Package manager doesn't currently have any specific support for debugging and testing plugins. Many plugins act as adapters that construct command lines for invoking the tools that do the real work. In the cases in which there is non-trivial code in a plugin, a good approach is to factor out that code into separate source files that can be included in unit tests using symbolic links with relative paths.
When you invoke a plugin in Apple’s Xcode IDE, the plugins have access to a library module provided by Xcode called XcodeProjectPlugin. This module extends the PackagePlugin APIs to let plugins work on Xcode targets in addition to packages.
In order to write a plugin that works with packages in every environment, and that conditionally works with Xcode projects when run in Xcode, the plugin should conditionally import the XcodeProjectPlugin module when it is available.
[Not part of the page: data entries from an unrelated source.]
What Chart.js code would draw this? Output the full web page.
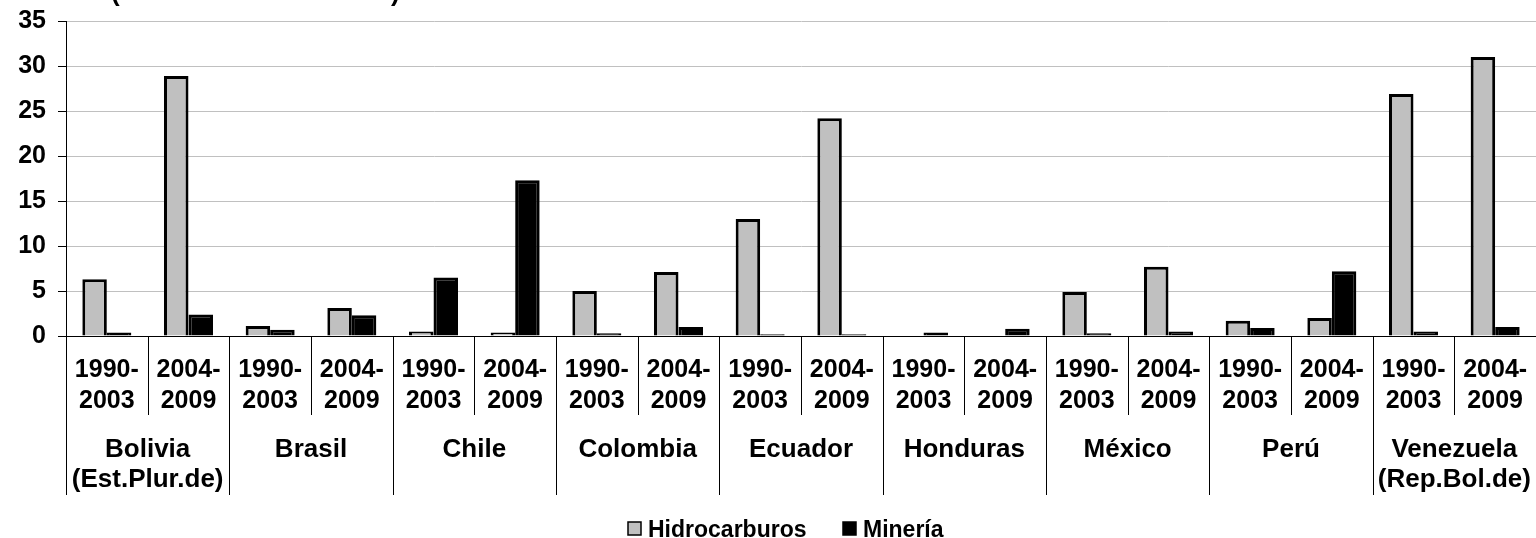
<!DOCTYPE html>
<html>
<head>
<meta charset="utf-8">
<script src="https://cdn.jsdelivr.net/npm/chart.js@4.4.1/dist/chart.umd.min.js"></script>
<style>
  html,body{margin:0;padding:0;background:#fff;}
  #wrap{width:1536px;height:538px;position:relative;}
</style>
</head>
<body>
<div id="wrap"><canvas id="chart" width="1536" height="538"></canvas></div>
<script>
// Data
const periods = ['1990-2003','2004-2009','1990-2003','2004-2009','1990-2003','2004-2009','1990-2003','2004-2009','1990-2003','2004-2009','1990-2003','2004-2009','1990-2003','2004-2009','1990-2003','2004-2009','1990-2003','2004-2009'];
const countries = [['Bolivia','(Est.Plur.de)'],['Brasil'],['Chile'],['Colombia'],['Ecuador'],['Honduras'],['México'],['Perú'],['Venezuela','(Rep.Bol.de)']];
const hidrocarburos = [6.3, 28.9, 1.1, 3.1, 0.5, 0.4, 5.0, 7.1, 13.0, 24.2, 0, 0, 4.9, 7.7, 1.7, 2.0, 26.9, 31.0];
const mineria = [0.4, 2.4, 0.7, 2.3, 6.5, 17.3, 0.3, 1.0, 0.2, 0.2, 0.4, 0.8, 0.3, 0.5, 0.9, 7.2, 0.5, 1.0];
const seriesNames = ['Hidrocarburos','Minería'];
const yTicks = {min:0, max:35, step:5};

const FONT = "'Liberation Sans', Arial, sans-serif";
const GRAY = '#c0c0c0';

// custom multi-level axis labels + legend
const drawExtras = {
  id:'drawExtras',
  afterDraw(chart){
    const ctx = chart.ctx;
    const x = chart.scales.x;
    const bottom = chart.chartArea.bottom;
    const half = (x.getPixelForValue(1) - x.getPixelForValue(0))/2;
    ctx.save();
    ctx.strokeStyle = '#000';
    ctx.lineWidth = 1;
    // separators
    for(let i=0;i<=periods.length;i++){
      const px = Math.round(x.getPixelForValue(i) - half) + 0.5;
      const isCountry = i%2===0;
      ctx.beginPath();
      ctx.moveTo(px,bottom);
      ctx.lineTo(px,bottom + (isCountry?159:79));
      ctx.stroke();
    }
    ctx.fillStyle = '#000';
    ctx.textAlign = 'center';
    ctx.textBaseline = 'alphabetic';
    // period labels
    ctx.font = 'bold 25px '+FONT;
    periods.forEach((p,i)=>{
      const cx = x.getPixelForValue(i);
      const parts = p.split('-');
      ctx.fillText(parts[0]+'-', cx, bottom+41);
      ctx.fillText(parts[1], cx, bottom+72);
    });
    // country labels
    ctx.font = 'bold 26px '+FONT;
    countries.forEach((lines,k)=>{
      const cx = (x.getPixelForValue(2*k) + x.getPixelForValue(2*k+1))/2;
      lines.forEach((ln,j)=> ctx.fillText(ln, cx, bottom+121+j*30));
    });
    // legend
    ctx.font = 'bold 23px '+FONT;
    ctx.textAlign = 'left';
    const ly = 529;
    const items = [{name:seriesNames[0], fill:GRAY, x:628},{name:seriesNames[1], fill:'#000', x:843}];
    items.forEach(it=>{
      ctx.fillStyle = it.fill;
      ctx.fillRect(it.x, ly-7, 13, 13);
      ctx.strokeStyle = '#000'; ctx.lineWidth = 1.5;
      ctx.strokeRect(it.x, ly-7, 13, 13);
      ctx.fillStyle = '#000';
      ctx.fillText(it.name, it.x+20, ly+8);
    });
    // clipped title fragments at top
    ctx.font = 'bold 26px '+FONT;
    ctx.fillText('(', 111, 1);
    ctx.fillText(')', 391, 1);
    ctx.restore();
  }
};

new Chart(document.getElementById('chart').getContext('2d'),{
  type:'bar',
  data:{
    labels:periods,
    datasets:[
      {label:seriesNames[0], data:hidrocarburos, backgroundColor:GRAY, borderColor:'#000', borderWidth:3, borderSkipped:'bottom', categoryPercentage:0.6, barPercentage:1},
      {label:seriesNames[1], data:mineria, backgroundColor:'#000', borderColor:'#000', borderWidth:3, borderSkipped:'bottom', categoryPercentage:0.6, barPercentage:1}
    ]
  },
  options:{
    responsive:false,
    animation:false,
    layout:{padding:{top:21,left:0,right:0,bottom:202}},
    plugins:{legend:{display:false},tooltip:{enabled:false}},
    scales:{
      x:{
        ticks:{display:false},
        grid:{display:false},
        border:{color:'#000',width:1},
        afterFit(s){ s.height = 0; s.paddingLeft = 0; s.paddingRight = 0; }
      },
      y:{
        min:yTicks.min, max:yTicks.max,
        ticks:{stepSize:yTicks.step, color:'#000', font:{family:FONT, size:25, weight:'bold'}, padding:12},
        grid:{color:(c)=> c.tick && c.tick.value===0 ? '#000' : GRAY, tickColor:'#000', tickLength:8, lineWidth:1},
        border:{color:'#000',width:1},
        afterFit(s){ s.width = 66; s.paddingTop = 0; s.paddingBottom = 0; }
      }
    }
  },
  plugins:[drawExtras]
});
</script>
</body>
</html>
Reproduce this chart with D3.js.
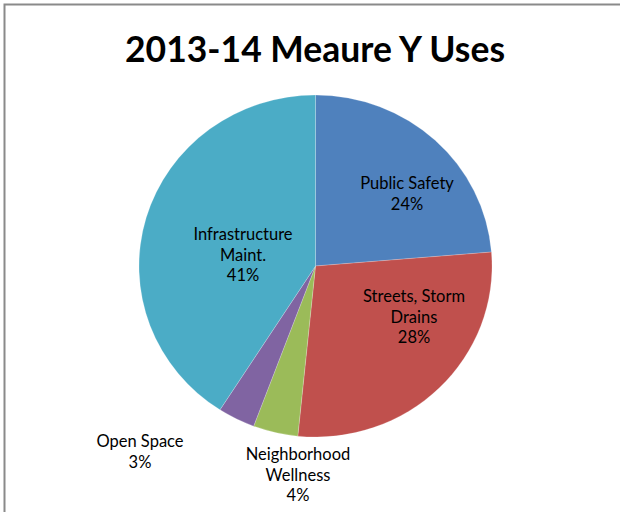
<!DOCTYPE html>
<html>
<head>
<meta charset="utf-8">
<script src="https://cdn.jsdelivr.net/npm/d3@7"></script>
<style>
  html, body { margin: 0; padding: 0; background: #fff; }
  svg { display: block; }
</style>
</head>
<body>
<svg id="chart" width="620" height="512"></svg>
<script>
const title = "2013-14 Meaure Y Uses";
const categories = ["Public Safety", "Streets, Storm Drains", "Neighborhood Wellness", "Open Space", "Infrastructure Maint."];
const values = [23.7, 27.9, 4.1, 3.4, 40.9];
const colors = ["#4F81BD", "#C0504D", "#9BBB59", "#8064A2", "#4BACC6"];
const labelLines = [["Public Safety"], ["Streets, Storm", "Drains"], ["Neighborhood", "Wellness"], ["Open Space"], ["Infrastructure", "Maint."]];

const svg = d3.select("#chart");
const W = 620, H = 512;
svg.append("rect").attr("width", W).attr("height", H).attr("fill", "#fff");

// chart area border (top & left visible)
svg.append("path").attr("d", "M4.5,512 L4.5,4.5 L620,4.5")
  .attr("fill", "none").attr("stroke", "#8a8a8a").attr("stroke-width", 2);

svg.append("text").attr("x", 315).attr("y", 62)
  .attr("text-anchor", "middle")
  .attr("font-family", "Lato, 'Open Sans', sans-serif")
  .attr("font-weight", "bold").attr("font-size", 36)
  .attr("textLength", 380).attr("lengthAdjust", "spacingAndGlyphs")
  .attr("fill", "#000").text(title);

const cx = 315.5, cy = 266, rx = 176.5, ry = 171;
const pie = d3.pie().sort(null).value(d => d)(values);
const arc = d3.arc().innerRadius(0).outerRadius(rx);

const g = svg.append("g").attr("transform", `translate(${cx},${cy}) scale(1,${ry / rx})`);
g.selectAll("path").data(pie).join("path")
  .attr("d", arc)
  .attr("fill", (d, i) => colors[i])
  .attr("stroke", "rgba(255,255,255,0.35)").attr("stroke-width", 0.6);

const labelPos = [
  {x: 407, y: 189}, {x: 414, y: 302}, {x: 298, y: 460}, {x: 140, y: 447}, {x: 243, y: 240}
];
const lh = 20.5;
const lg = svg.append("g")
  .attr("font-family", "Lato, 'Open Sans', sans-serif")
  .attr("font-size", 16.5).attr("fill", "#000").attr("text-anchor", "middle");
pie.forEach((p, i) => {
  const lines = labelLines[i].concat([Math.round(values[i]) + "%"]);
  const t = lg.append("text").attr("x", labelPos[i].x).attr("y", labelPos[i].y);
  lines.forEach((ln, j) => {
    t.append("tspan").attr("x", labelPos[i].x).attr("dy", j === 0 ? 0 : lh).text(ln);
  });
});
</script>
</body>
</html>
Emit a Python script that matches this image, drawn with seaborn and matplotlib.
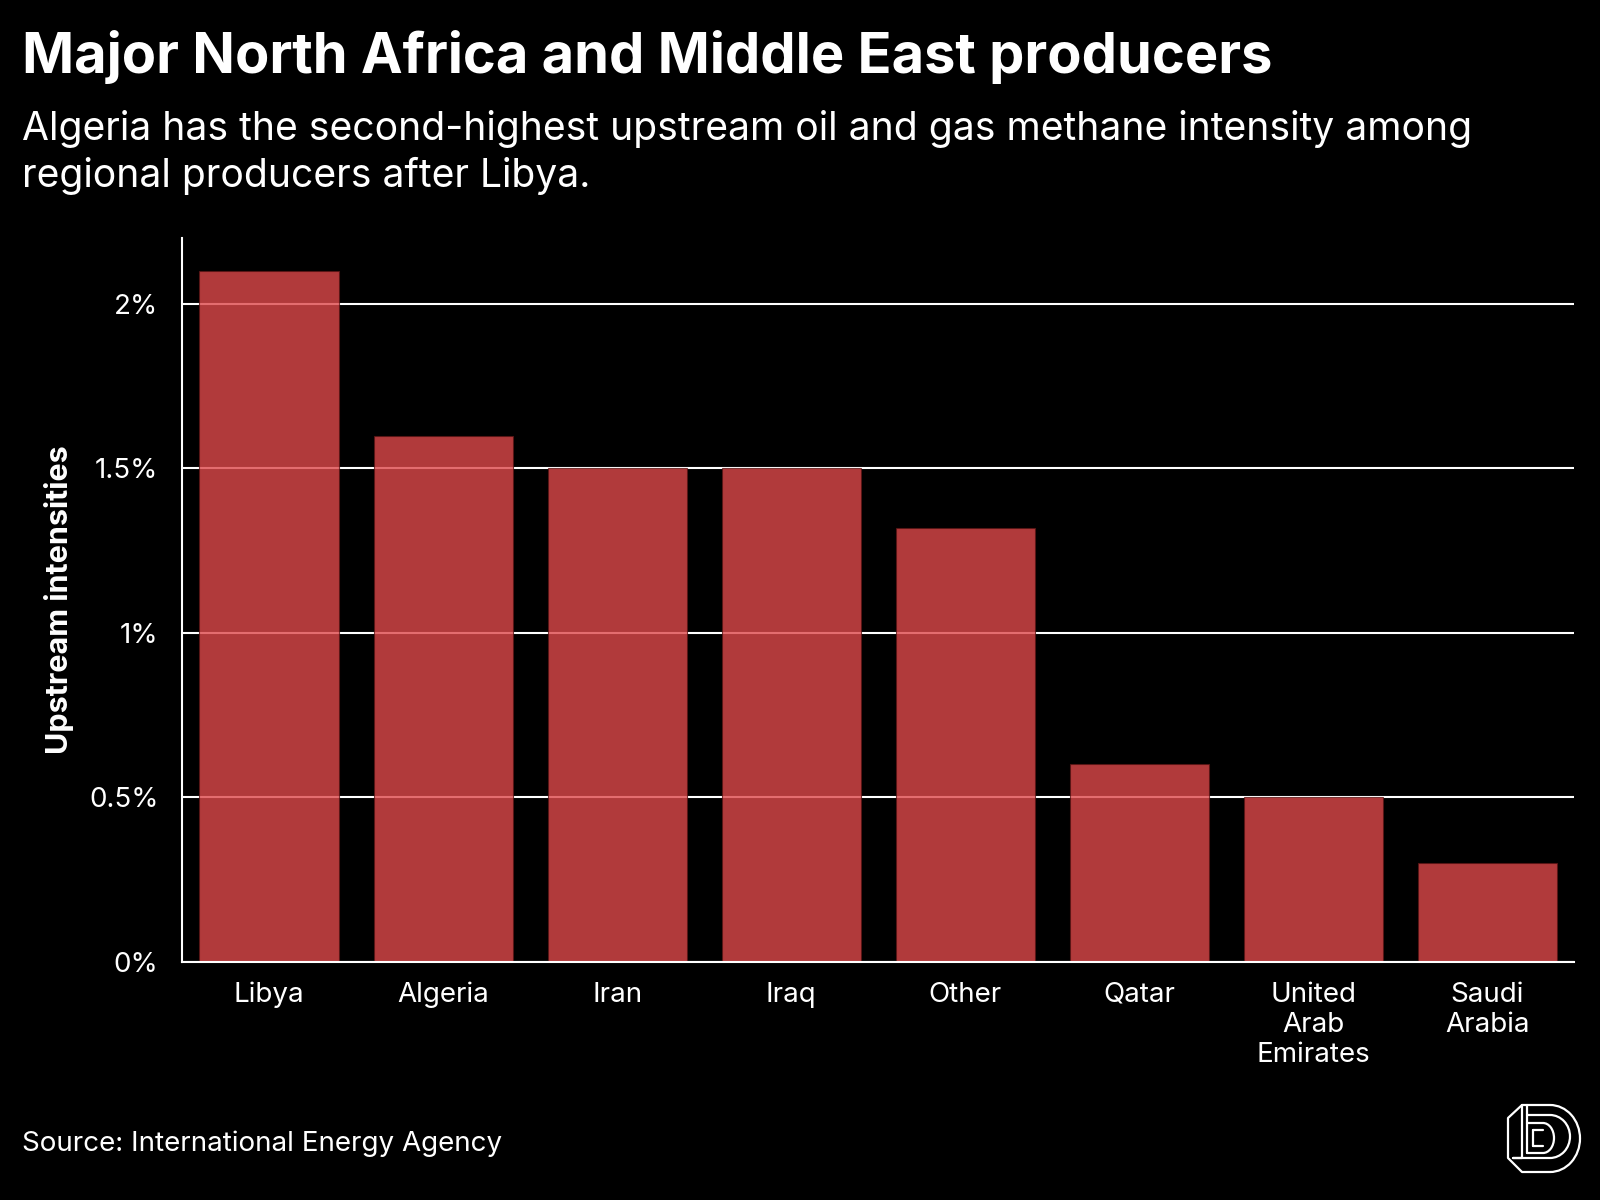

For example:
#if canImport(XcodeProjectPlugin)
import XcodeProjectPlugin
extension MyCommandPlugin: XcodeCommandPlugin {
// Entry point for creating build commands for targets in Xcode projects.
func createBuildCommands(context: XcodePluginContext,
target: XcodeTarget) throws -> [Command] {
// Find the code generator tool to run (replace this with the actual one).
let generatorTool = try context.tool(named: "my-code-generator")
// Construct a build command for each source file with a particular suffix.
return target.inputFiles.map(\.url).compactMap {
createBuildCommand(for: $0,
in: context.pluginWorkDirectoryURL,
with: generatorTool.url)
}
}
}
#endif
The XcodePluginContext input structure is similar to the PluginContext structure, except that it provides access to an Xcode project.
The Xcode project uses Xcode naming and semantics for the project model, which is somewhat different from that of package manager.
Some of the underlying types, such as FileList, or Path, are the same for PackagePlugin and XcodeProjectPlugin.
If any targets are chosen in the Xcode user interface, Xcode passes their names as --target arguments to the plugin.
Other IDEs or custom environments that use the package manager could similarly provide modules that define new entry points and extend the functionality of the core PackagePlugin APIs.